The story begins with a small Florida hedge fund, Camshaft Capital Fund, accused of assisting Think & Learn in concealing $533 million. This staggering amount, crucial to the ongoing financial tussle, was initially held by Byju’s Alpha Inc., a bankrupt shell company affiliated with Think & Learn. Lenders, owed $1.2 billion, took control of Byju’s Alpha after it defaulted on its loan. The $533 million, allegedly transferred to Camshaft Capital Fund, was subsequently moved to an undisclosed offshore trust by Raveendran’s brother, Riju Ravindran.

Last month, Alpha had filed for bankruptcy protection over the $1.2 billion loan default.

The lenders, seeking repayment of the $1.2 billion and the elusive $533 million, have been locked in a legal struggle with Byju’s. A court ruling in the US state of Delaware gave lenders control of Alpha, a decision now under appeal by Riju Ravindran. A US court on Friday dismissed Camshaft Capital Fund’s attempt to avoid disclosing details about the cash. 

Byju’s lawyer, Benjamin Finestone, revealed during the hearing that the $533 million was initially transferred to Camshaft Capital Fund before being moved to an unnamed offshore trust. 

Potential Sanctions

Camshaft Capital Fund has resisted disclosing information about the money, citing its “duty” to protect clients and redirecting inquiries to a Delaware company called Inspilearn, a Delaware company that allegedly received the money from Camshaft before its transfer to the unnamed trust.

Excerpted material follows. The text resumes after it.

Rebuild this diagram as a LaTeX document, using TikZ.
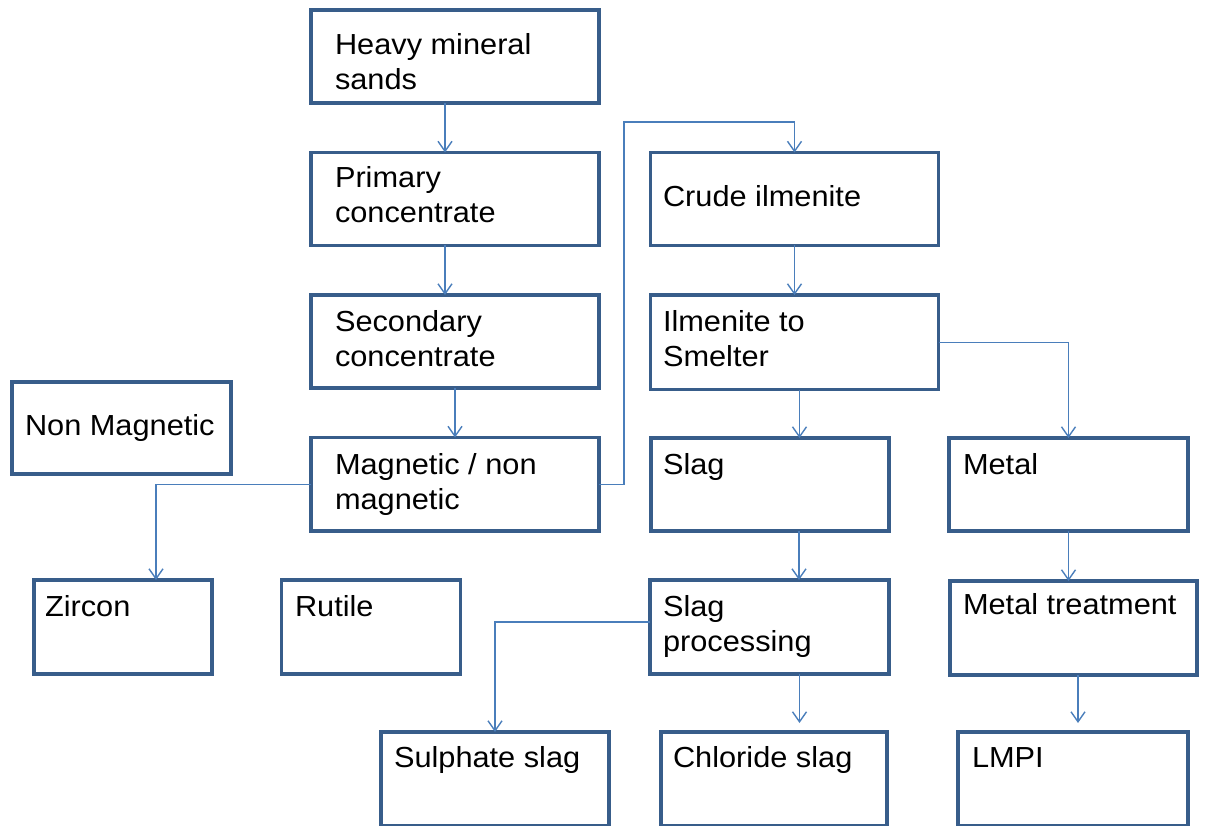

However, a US judge labelled Camshaft’s reluctance as a “huge red flag.” Failure to comply with the court’s order could lead to sanctions, as the judge threatened a “show cause” hearing on Monday if the information is not provided.

Series Of Setbacks

Byju’s, once valued at $22 billion in 2022, has faced a tumultuous period since early 2023. Auditor resignations, lenders initiating bankruptcy proceedings, and a US lawsuit challenging loan terms have contributed to the company’s downfall.

Byju’s is also grappling with financial challenges that extend beyond courtrooms. Mr Raveendran informed employees recently that the company is unable to process salaries due to a legal dispute with investors, reported news agency Reuters. 

Byju’s started its venture in 2006 by offering classes for MBA aspirants preparing for the CAT exam. Over the years, the edtech firm diversified its offerings, extending its reach from postgraduate to undergraduate and eventually school students. In 2015, it launched Byju’s learning app, setting the stage for the company to become India’s first ed-tech unicorn in just four years.